• Problem details
Below are some records: retype them all exactly, but not the pictures.

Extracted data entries
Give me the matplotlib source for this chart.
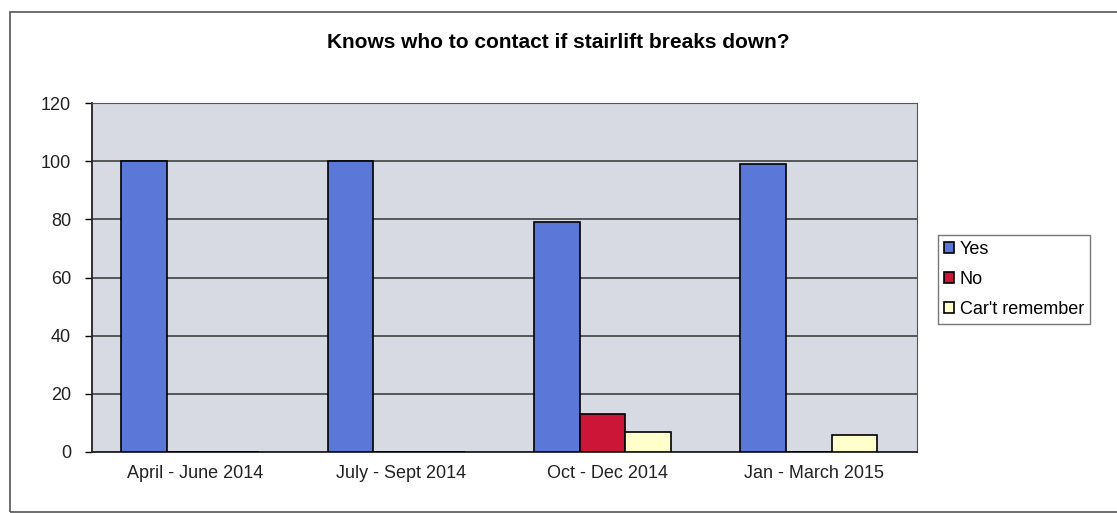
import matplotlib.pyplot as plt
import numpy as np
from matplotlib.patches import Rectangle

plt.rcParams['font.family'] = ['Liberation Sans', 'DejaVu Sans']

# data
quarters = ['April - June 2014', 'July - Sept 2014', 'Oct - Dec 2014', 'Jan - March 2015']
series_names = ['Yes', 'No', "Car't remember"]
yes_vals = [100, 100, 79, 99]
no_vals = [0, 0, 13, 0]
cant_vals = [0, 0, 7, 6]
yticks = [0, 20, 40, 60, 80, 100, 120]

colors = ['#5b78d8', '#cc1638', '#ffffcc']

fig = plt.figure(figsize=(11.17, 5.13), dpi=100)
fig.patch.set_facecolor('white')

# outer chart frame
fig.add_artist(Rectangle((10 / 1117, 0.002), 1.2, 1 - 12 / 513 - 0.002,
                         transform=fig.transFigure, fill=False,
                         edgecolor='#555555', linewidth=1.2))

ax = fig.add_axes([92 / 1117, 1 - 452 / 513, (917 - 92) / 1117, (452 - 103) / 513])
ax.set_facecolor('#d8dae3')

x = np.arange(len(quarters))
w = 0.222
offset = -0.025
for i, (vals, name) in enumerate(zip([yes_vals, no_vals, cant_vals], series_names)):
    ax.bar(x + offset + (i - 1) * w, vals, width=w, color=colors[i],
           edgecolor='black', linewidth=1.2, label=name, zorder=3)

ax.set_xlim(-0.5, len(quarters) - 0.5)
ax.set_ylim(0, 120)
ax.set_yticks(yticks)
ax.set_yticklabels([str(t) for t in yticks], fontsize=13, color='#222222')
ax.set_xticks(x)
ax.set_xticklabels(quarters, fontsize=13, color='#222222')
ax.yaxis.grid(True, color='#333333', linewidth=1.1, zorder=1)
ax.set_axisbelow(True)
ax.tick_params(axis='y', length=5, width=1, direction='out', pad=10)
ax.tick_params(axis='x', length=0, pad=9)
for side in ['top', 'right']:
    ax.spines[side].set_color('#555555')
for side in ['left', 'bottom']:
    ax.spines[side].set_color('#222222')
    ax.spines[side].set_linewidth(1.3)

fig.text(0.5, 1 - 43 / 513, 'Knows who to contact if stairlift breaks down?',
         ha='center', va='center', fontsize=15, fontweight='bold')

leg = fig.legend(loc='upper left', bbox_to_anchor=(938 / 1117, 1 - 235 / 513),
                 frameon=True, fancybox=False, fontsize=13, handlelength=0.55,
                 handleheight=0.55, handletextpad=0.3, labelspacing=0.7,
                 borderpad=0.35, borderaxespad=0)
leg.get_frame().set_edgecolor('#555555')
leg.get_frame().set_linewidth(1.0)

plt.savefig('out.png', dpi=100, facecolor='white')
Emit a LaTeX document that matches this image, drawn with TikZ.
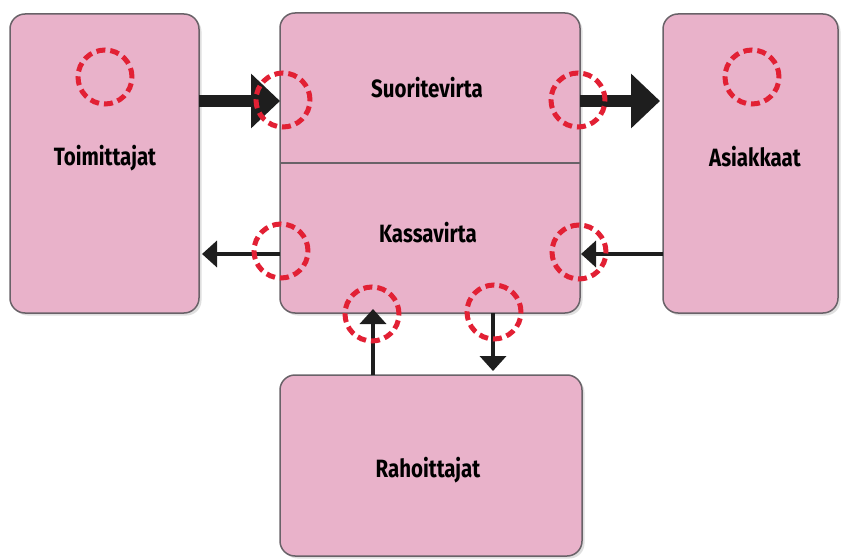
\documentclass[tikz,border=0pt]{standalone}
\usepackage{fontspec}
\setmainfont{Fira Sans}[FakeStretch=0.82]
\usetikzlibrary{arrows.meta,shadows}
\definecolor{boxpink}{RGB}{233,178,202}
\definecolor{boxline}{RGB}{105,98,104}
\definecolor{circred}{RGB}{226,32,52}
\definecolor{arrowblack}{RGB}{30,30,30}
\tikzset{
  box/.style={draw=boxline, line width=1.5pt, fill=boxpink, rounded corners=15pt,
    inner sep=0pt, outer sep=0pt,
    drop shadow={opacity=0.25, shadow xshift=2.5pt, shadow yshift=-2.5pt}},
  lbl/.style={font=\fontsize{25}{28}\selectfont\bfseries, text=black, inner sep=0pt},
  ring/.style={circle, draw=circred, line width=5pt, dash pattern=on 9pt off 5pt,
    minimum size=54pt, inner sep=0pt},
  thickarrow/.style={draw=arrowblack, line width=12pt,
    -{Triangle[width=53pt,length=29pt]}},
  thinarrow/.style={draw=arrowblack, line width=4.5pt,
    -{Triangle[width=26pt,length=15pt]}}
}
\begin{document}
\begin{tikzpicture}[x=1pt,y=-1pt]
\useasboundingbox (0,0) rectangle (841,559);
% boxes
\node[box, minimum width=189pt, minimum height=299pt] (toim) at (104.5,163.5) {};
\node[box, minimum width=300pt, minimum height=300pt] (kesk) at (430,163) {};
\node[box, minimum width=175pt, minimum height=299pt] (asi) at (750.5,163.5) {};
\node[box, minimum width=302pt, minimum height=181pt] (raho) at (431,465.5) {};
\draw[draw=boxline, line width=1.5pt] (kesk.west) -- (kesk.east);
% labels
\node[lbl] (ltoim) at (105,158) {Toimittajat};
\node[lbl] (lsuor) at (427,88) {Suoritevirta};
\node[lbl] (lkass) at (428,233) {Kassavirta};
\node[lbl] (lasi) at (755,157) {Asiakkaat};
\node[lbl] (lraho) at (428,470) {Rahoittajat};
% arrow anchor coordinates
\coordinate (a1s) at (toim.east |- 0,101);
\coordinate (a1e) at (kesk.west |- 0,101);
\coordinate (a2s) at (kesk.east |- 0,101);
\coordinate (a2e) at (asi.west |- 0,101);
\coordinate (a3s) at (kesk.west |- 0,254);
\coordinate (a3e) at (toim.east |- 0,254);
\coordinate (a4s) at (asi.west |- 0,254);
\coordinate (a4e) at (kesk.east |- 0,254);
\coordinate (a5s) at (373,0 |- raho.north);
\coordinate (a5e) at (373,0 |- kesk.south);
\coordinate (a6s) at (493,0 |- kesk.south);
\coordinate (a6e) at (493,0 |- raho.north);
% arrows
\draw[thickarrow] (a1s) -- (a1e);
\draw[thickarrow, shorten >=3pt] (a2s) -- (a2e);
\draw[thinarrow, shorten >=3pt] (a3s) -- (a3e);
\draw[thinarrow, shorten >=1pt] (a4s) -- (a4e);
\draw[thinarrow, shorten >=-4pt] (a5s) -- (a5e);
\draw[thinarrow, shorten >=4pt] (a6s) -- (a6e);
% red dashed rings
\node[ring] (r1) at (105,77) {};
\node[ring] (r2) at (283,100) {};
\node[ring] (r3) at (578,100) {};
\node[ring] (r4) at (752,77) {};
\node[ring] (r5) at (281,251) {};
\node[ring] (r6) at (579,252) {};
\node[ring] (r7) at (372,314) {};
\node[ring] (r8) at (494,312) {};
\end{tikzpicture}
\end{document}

• The reply
Give me the matplotlib source for this chart.
import matplotlib.pyplot as plt
import numpy as np
from matplotlib.patches import Rectangle

plt.rcParams['font.family'] = ['Liberation Sans', 'DejaVu Sans']

# data
quarters = ['April - June 2014', 'July - Sept 2014', 'Oct - Dec 2014', 'Jan - March 2015']
series_names = ['Yes', 'No', "Car't remember"]
yes_vals = [100, 100, 79, 99]
no_vals = [0, 0, 13, 0]
cant_vals = [0, 0, 7, 6]
yticks = [0, 20, 40, 60, 80, 100, 120]

colors = ['#5b78d8', '#cc1638', '#ffffcc']

fig = plt.figure(figsize=(11.17, 5.13), dpi=100)
fig.patch.set_facecolor('white')

# outer chart frame
fig.add_artist(Rectangle((10 / 1117, 0.002), 1.2, 1 - 12 / 513 - 0.002,
                         transform=fig.transFigure, fill=False,
                         edgecolor='#555555', linewidth=1.2))

ax = fig.add_axes([92 / 1117, 1 - 452 / 513, (917 - 92) / 1117, (452 - 103) / 513])
ax.set_facecolor('#d8dae3')

x = np.arange(len(quarters))
w = 0.222
offset = -0.025
for i, (vals, name) in enumerate(zip([yes_vals, no_vals, cant_vals], series_names)):
    ax.bar(x + offset + (i - 1) * w, vals, width=w, color=colors[i],
           edgecolor='black', linewidth=1.2, label=name, zorder=3)

ax.set_xlim(-0.5, len(quarters) - 0.5)
ax.set_ylim(0, 120)
ax.set_yticks(yticks)
ax.set_yticklabels([str(t) for t in yticks], fontsize=13, color='#222222')
ax.set_xticks(x)
ax.set_xticklabels(quarters, fontsize=13, color='#222222')
ax.yaxis.grid(True, color='#333333', linewidth=1.1, zorder=1)
ax.set_axisbelow(True)
ax.tick_params(axis='y', length=5, width=1, direction='out', pad=10)
ax.tick_params(axis='x', length=0, pad=9)
for side in ['top', 'right']:
    ax.spines[side].set_color('#555555')
for side in ['left', 'bottom']:
    ax.spines[side].set_color('#222222')
    ax.spines[side].set_linewidth(1.3)

fig.text(0.5, 1 - 43 / 513, 'Knows who to contact if stairlift breaks down?',
         ha='center', va='center', fontsize=15, fontweight='bold')

leg = fig.legend(loc='upper left', bbox_to_anchor=(938 / 1117, 1 - 235 / 513),
                 frameon=True, fancybox=False, fontsize=13, handlelength=0.55,
                 handleheight=0.55, handletextpad=0.3, labelspacing=0.7,
                 borderpad=0.35, borderaxespad=0)
leg.get_frame().set_edgecolor('#555555')
leg.get_frame().set_linewidth(1.0)

plt.savefig('out.png', dpi=100, facecolor='white')
Emit a LaTeX document that matches this image, drawn with TikZ.
\documentclass[tikz,border=0pt]{standalone}
\usepackage{fontspec}
\setmainfont{Fira Sans}[FakeStretch=0.82]
\usetikzlibrary{arrows.meta,shadows}
\definecolor{boxpink}{RGB}{233,178,202}
\definecolor{boxline}{RGB}{105,98,104}
\definecolor{circred}{RGB}{226,32,52}
\definecolor{arrowblack}{RGB}{30,30,30}
\tikzset{
  box/.style={draw=boxline, line width=1.5pt, fill=boxpink, rounded corners=15pt,
    inner sep=0pt, outer sep=0pt,
    drop shadow={opacity=0.25, shadow xshift=2.5pt, shadow yshift=-2.5pt}},
  lbl/.style={font=\fontsize{25}{28}\selectfont\bfseries, text=black, inner sep=0pt},
  ring/.style={circle, draw=circred, line width=5pt, dash pattern=on 9pt off 5pt,
    minimum size=54pt, inner sep=0pt},
  thickarrow/.style={draw=arrowblack, line width=12pt,
    -{Triangle[width=53pt,length=29pt]}},
  thinarrow/.style={draw=arrowblack, line width=4.5pt,
    -{Triangle[width=26pt,length=15pt]}}
}
\begin{document}
\begin{tikzpicture}[x=1pt,y=-1pt]
\useasboundingbox (0,0) rectangle (841,559);
% boxes
\node[box, minimum width=189pt, minimum height=299pt] (toim) at (104.5,163.5) {};
\node[box, minimum width=300pt, minimum height=300pt] (kesk) at (430,163) {};
\node[box, minimum width=175pt, minimum height=299pt] (asi) at (750.5,163.5) {};
\node[box, minimum width=302pt, minimum height=181pt] (raho) at (431,465.5) {};
\draw[draw=boxline, line width=1.5pt] (kesk.west) -- (kesk.east);
% labels
\node[lbl] (ltoim) at (105,158) {Toimittajat};
\node[lbl] (lsuor) at (427,88) {Suoritevirta};
\node[lbl] (lkass) at (428,233) {Kassavirta};
\node[lbl] (lasi) at (755,157) {Asiakkaat};
\node[lbl] (lraho) at (428,470) {Rahoittajat};
% arrow anchor coordinates
\coordinate (a1s) at (toim.east |- 0,101);
\coordinate (a1e) at (kesk.west |- 0,101);
\coordinate (a2s) at (kesk.east |- 0,101);
\coordinate (a2e) at (asi.west |- 0,101);
\coordinate (a3s) at (kesk.west |- 0,254);
\coordinate (a3e) at (toim.east |- 0,254);
\coordinate (a4s) at (asi.west |- 0,254);
\coordinate (a4e) at (kesk.east |- 0,254);
\coordinate (a5s) at (373,0 |- raho.north);
\coordinate (a5e) at (373,0 |- kesk.south);
\coordinate (a6s) at (493,0 |- kesk.south);
\coordinate (a6e) at (493,0 |- raho.north);
% arrows
\draw[thickarrow] (a1s) -- (a1e);
\draw[thickarrow, shorten >=3pt] (a2s) -- (a2e);
\draw[thinarrow, shorten >=3pt] (a3s) -- (a3e);
\draw[thinarrow, shorten >=1pt] (a4s) -- (a4e);
\draw[thinarrow, shorten >=-4pt] (a5s) -- (a5e);
\draw[thinarrow, shorten >=4pt] (a6s) -- (a6e);
% red dashed rings
\node[ring] (r1) at (105,77) {};
\node[ring] (r2) at (283,100) {};
\node[ring] (r3) at (578,100) {};
\node[ring] (r4) at (752,77) {};
\node[ring] (r5) at (281,251) {};
\node[ring] (r6) at (579,252) {};
\node[ring] (r7) at (372,314) {};
\node[ring] (r8) at (494,312) {};
\end{tikzpicture}
\end{document}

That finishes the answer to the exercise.